## Tuesday, January 13, 2015

### Deus in Machina?

I was struck by the similarity of these two recent essays:

we need to understand the code that's out there, grok why it tends to be fast or slow due to the tradeoffs chosen, and choose the correct algorithms for what we're doing. That's essential.

And one of the coolest things Mr. Pausch ever taught me was to ask this question:

What's the God algorithm for this?

Well, when sorting a list, obviously God wouldn't bother with a stupid Bubble Sort or Quick Sort or Shell Sort like us mere mortals, God would just immediately place the items in the correct order. Bam. One step. The ultimate lower bound on computation, O(1). Not just fixed time, either, but literally one instantaneous step, because you're freakin' God.

• Erdős’s Book and the Asymptotic Religion
as even Barack Obama knows, if you implement Quick-Sort, with its running time of {O(n\log n)}, it would run faster than the {O(n^2)}-time algorithm Bubble-Sort.

...

So why do we care about getting asymptotically good algorithms? Every TCS graduate student should be able to recite the “party line” answer that it has happened again and again that once a problem has been shown to be in polynomial time, people managed to come up with algorithms with small exponents (e.g. quadratic) and reasonable leading constants. There is certainly some truth to that (see for example the case of the Ellipsoid and Interior Point algorithms for linear programming) but is there an underlying reason for this pattern, or is it simply a collection of historical accidents?

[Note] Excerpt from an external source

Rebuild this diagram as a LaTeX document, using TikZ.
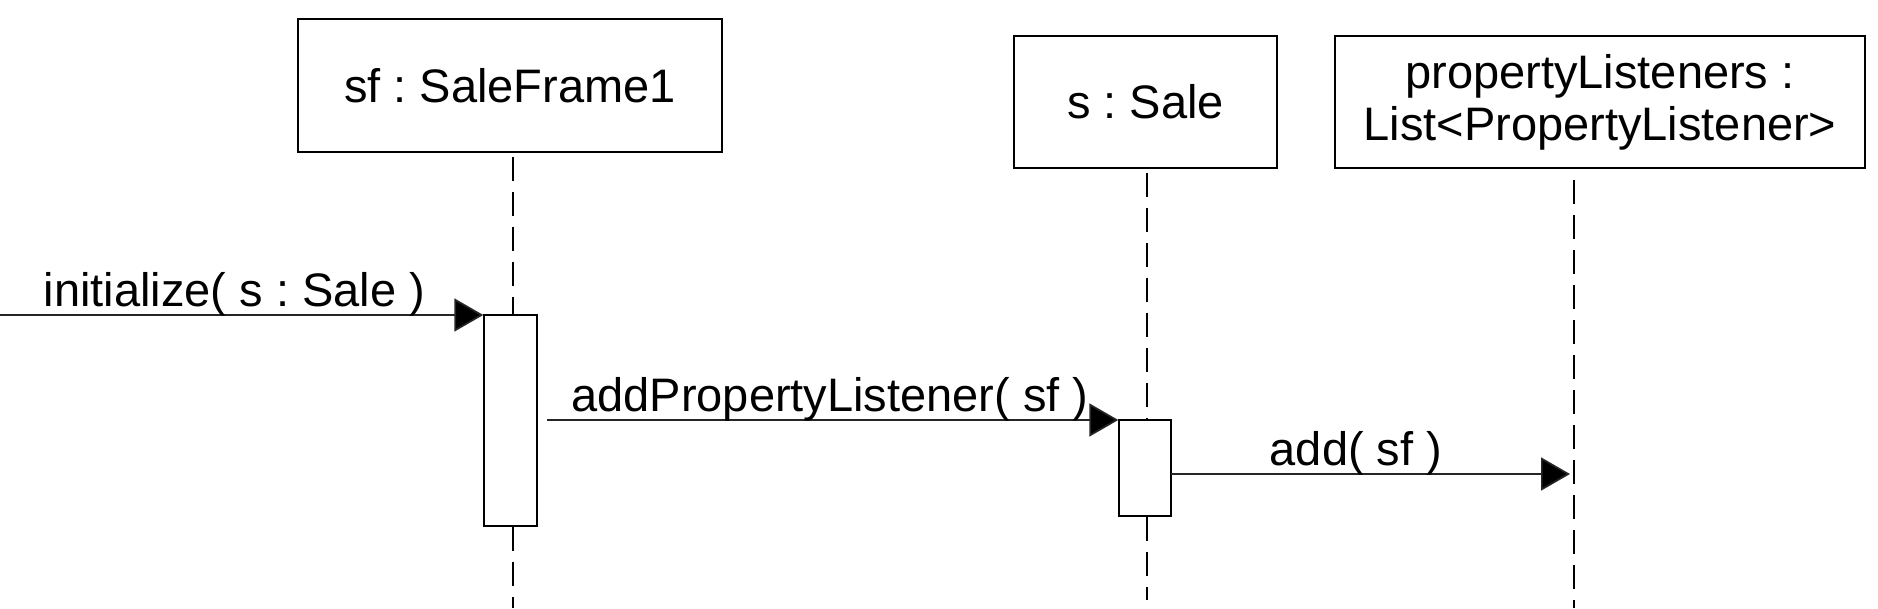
\documentclass[tikz,border=0pt]{standalone}
\usepackage{fontspec}
\setmainfont{Liberation Sans}
\usetikzlibrary{arrows.meta}
\frenchspacing
\tikzset{
  objbox/.style={draw=black, line width=1.4pt, fill=white, inner sep=0pt, align=center},
  actbox/.style={draw=black, line width=1.4pt, fill=white, inner sep=0pt},
  lifeline/.style={draw=black, line width=1.8pt, dash pattern=on 24pt off 11pt},
  msg/.style={draw=black!85, line width=1.7pt, -{Triangle[length=29pt,width=33pt,fill=black]}},
  lbl/.style={inner sep=0pt, anchor=base},
}
\begin{document}
\begin{tikzpicture}[x=1pt,y=-1pt,font=\fontsize{47}{52}\selectfont]
\useasboundingbox (0,0) rectangle (1878,608);
% objects
\node[objbox, minimum width=424pt, minimum height=133pt] (sf) at (510,85.5) {sf : SaleFrame1};
\node[objbox, minimum width=263pt, minimum height=132pt] (s) at (1145.5,102) {s : Sale};
\node[objbox, minimum width=530pt, minimum height=132pt] (pl) at (1600,102) {propertyListeners :\\List<PropertyListener>};
% activations
\node[actbox, minimum width=53pt, minimum height=211pt] (a1) at (510.5,420.5) {};
\node[actbox, minimum width=52pt, minimum height=96pt] (a2) at (1145,468) {};
% lifeline coordinates
\coordinate (l1end) at (513,608);
\coordinate (l2end) at (1147,600);
\coordinate (l3top) at (1574,180);
\coordinate (l3end) at (1574,608);
% lifelines
\draw[lifeline] ([yshift=-4pt]sf.south -| l1end) -- (a1.north -| l1end);
\draw[lifeline] (a1.south -| l1end) -- (l1end);
\draw[lifeline] ([yshift=-4pt]s.south -| l2end) -- (a2.north -| l2end);
\draw[lifeline] (a2.south -| l2end) -- (l2end);
\draw[lifeline] (l3top) -- (l3end);
% messages
\coordinate (m1s) at (0,315);
\coordinate (m2s) at (547,420);
\coordinate (m3s) at (1171,474);
\draw[msg] (m1s) -- (m1s -| a1.west);
\draw[msg] (m2s) -- (m2s -| a2.west);
\draw[msg] (m3s) -- ([xshift=-4pt]m3s -| l3top);
% labels
\node[lbl] (t1) at (234.5,306) {initialize( s : Sale )};
\node[lbl] (t2) at (830,411) {addPropertyListener( sf )};
\node[lbl] (t3) at (1356,465) {add( sf )};
\end{tikzpicture}
\end{document}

Paul Erdős envisioned that “God” holds a book with the most elegant proof for every mathematical theorem. In a famous quote he said that “you don’t have to believe in God, but you have to believe in the Book”. Similarly, one can envision a book with the “best” (most efficient, elegant, “right”) algorithms for every computational problem.

Did Erdos get the notion from Pausch? Or (more likely) did Pausch get it from Erdos? Or did they both get it from someone else, long ago?

They aren't really the same idea, anyway: Barak is talking about how, abstractly, you can simply assume that there exists a "best" algorithm, even if you don't know what it is, while Atwood is talking about how, abstractly, you can simply assume that there exists an omnipotence that isn't bound by any physical realities and use that to define a perfection that your algorithm can strive toward.

Similar ideas, but certainly different.

Regardless, they're both fun essays, and both do a good job of describing the value of arguing from the asymptotic ideal.